Return the data exactly, with all pictures removed.

Given information -
— START —

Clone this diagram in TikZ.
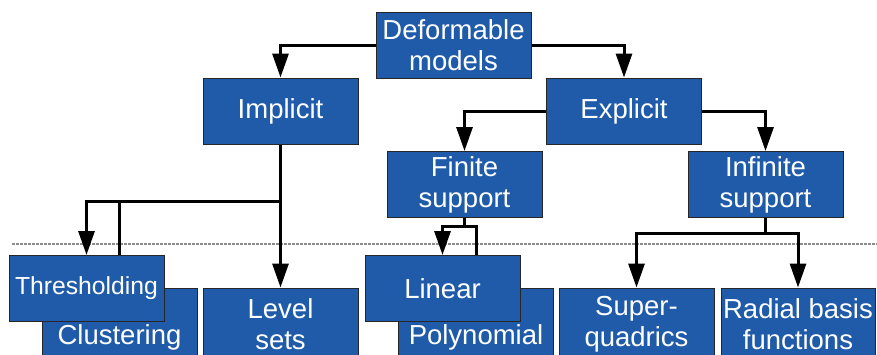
\documentclass[tikz,border=0pt]{standalone}
\usepackage{fontspec}
\setmainfont{Liberation Sans}
\usetikzlibrary{arrows.meta}
\definecolor{boxblue}{RGB}{31,91,168}
\tikzset{
  box/.style={draw=black!85, line width=1pt, fill=boxblue, text=white, align=center,
    minimum width=155pt, minimum height=66pt, inner sep=0pt,
    font=\fontsize{27.5}{31}\selectfont},
  lbl/.style={text=white, inner sep=0pt, font=\fontsize{27.5}{31}\selectfont},
  conn/.style={line width=3pt, draw=black},
  arr/.style={conn, -{Triangle[width=16pt,length=24pt]}},
  sep/.style={draw=black!45, line width=2.5pt, dash pattern=on 2.5pt off 1.5pt}
}
\begin{document}
\begin{tikzpicture}[x=1pt,y=-1pt]
\useasboundingbox (0,0) rectangle (877,354);
\clip (0,0) rectangle (877,354);
% separator
\draw[sep] (12,244) -- (877,244);
% boxes
\node[box] (dm) at (453.5,45) {Deformable\\models};
\node[box] (imp) at (280.5,111) {Implicit};
\node[box] (exp) at (624,111) {Explicit};
\node[box] (fin) at (464.5,184.5) {Finite\\support};
\node[box] (inf) at (765.5,184.5) {Infinite\\support};
\node[box, minimum height=72pt] (clu) at (119.5,324) {};
\node[lbl] (clut) at (119.5,337) {Clustering};
\node[box] (thr) at (86.5,288.5) {\fontsize{24.7}{30}\selectfont Thresholding};
\node[box, minimum height=72pt] (lev) at (280.5,324) {Level\\sets};
\node[box, minimum height=72pt] (pol) at (476,324.5) {};
\node[lbl] (polt) at (476,337) {Polynomial};
\node[box] (lin) at (442.5,288.5) {Linear};
\node[box, minimum height=72pt] (sup) at (636.5,324) {Super-\\quadrics};
\node[box, minimum height=72pt, minimum width=154pt] (rbf) at (798,324) {Radial basis\\functions};
% connectors
\draw[arr] (dm.west) -| (imp.north);
\draw[arr] (dm.east) -| (exp.north);
\draw[arr] (exp.west) -| (fin.north);
\draw[arr] (exp.east) -| (inf.north);
\coordinate (ij) at (280.5,201);
\draw[arr] (imp.south) -- (lev.north);
\draw[arr] (ij) -| (thr.north);
\draw[conn] (ij) -| (clu.north |- thr.north);
\coordinate (fj) at (464.5,226);
\draw[conn] (fin.south) -- (fj);
\draw[arr] (fj) -| (lin.north);
\draw[conn] (fj) -| (pol.north |- lin.north);
\coordinate (sj) at (765.5,233);
\draw[conn] (inf.south) -- (sj);
\draw[arr] (sj) -| (sup.north);
\draw[arr] (sj) -| (rbf.north);
\end{tikzpicture}
\end{document}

— END —

Finished task -
Clone this diagram in TikZ.
\documentclass[tikz,border=0pt]{standalone}
\usepackage{fontspec}
\setmainfont{Liberation Sans}
\usetikzlibrary{arrows.meta}
\definecolor{boxblue}{RGB}{31,91,168}
\tikzset{
  box/.style={draw=black!85, line width=1pt, fill=boxblue, text=white, align=center,
    minimum width=155pt, minimum height=66pt, inner sep=0pt,
    font=\fontsize{27.5}{31}\selectfont},
  lbl/.style={text=white, inner sep=0pt, font=\fontsize{27.5}{31}\selectfont},
  conn/.style={line width=3pt, draw=black},
  arr/.style={conn, -{Triangle[width=16pt,length=24pt]}},
  sep/.style={draw=black!45, line width=2.5pt, dash pattern=on 2.5pt off 1.5pt}
}
\begin{document}
\begin{tikzpicture}[x=1pt,y=-1pt]
\useasboundingbox (0,0) rectangle (877,354);
\clip (0,0) rectangle (877,354);
% separator
\draw[sep] (12,244) -- (877,244);
% boxes
\node[box] (dm) at (453.5,45) {Deformable\\models};
\node[box] (imp) at (280.5,111) {Implicit};
\node[box] (exp) at (624,111) {Explicit};
\node[box] (fin) at (464.5,184.5) {Finite\\support};
\node[box] (inf) at (765.5,184.5) {Infinite\\support};
\node[box, minimum height=72pt] (clu) at (119.5,324) {};
\node[lbl] (clut) at (119.5,337) {Clustering};
\node[box] (thr) at (86.5,288.5) {\fontsize{24.7}{30}\selectfont Thresholding};
\node[box, minimum height=72pt] (lev) at (280.5,324) {Level\\sets};
\node[box, minimum height=72pt] (pol) at (476,324.5) {};
\node[lbl] (polt) at (476,337) {Polynomial};
\node[box] (lin) at (442.5,288.5) {Linear};
\node[box, minimum height=72pt] (sup) at (636.5,324) {Super-\\quadrics};
\node[box, minimum height=72pt, minimum width=154pt] (rbf) at (798,324) {Radial basis\\functions};
% connectors
\draw[arr] (dm.west) -| (imp.north);
\draw[arr] (dm.east) -| (exp.north);
\draw[arr] (exp.west) -| (fin.north);
\draw[arr] (exp.east) -| (inf.north);
\coordinate (ij) at (280.5,201);
\draw[arr] (imp.south) -- (lev.north);
\draw[arr] (ij) -| (thr.north);
\draw[conn] (ij) -| (clu.north |- thr.north);
\coordinate (fj) at (464.5,226);
\draw[conn] (fin.south) -- (fj);
\draw[arr] (fj) -| (lin.north);
\draw[conn] (fj) -| (pol.north |- lin.north);
\coordinate (sj) at (765.5,233);
\draw[conn] (inf.south) -- (sj);
\draw[arr] (sj) -| (sup.north);
\draw[arr] (sj) -| (rbf.north);
\end{tikzpicture}
\end{document}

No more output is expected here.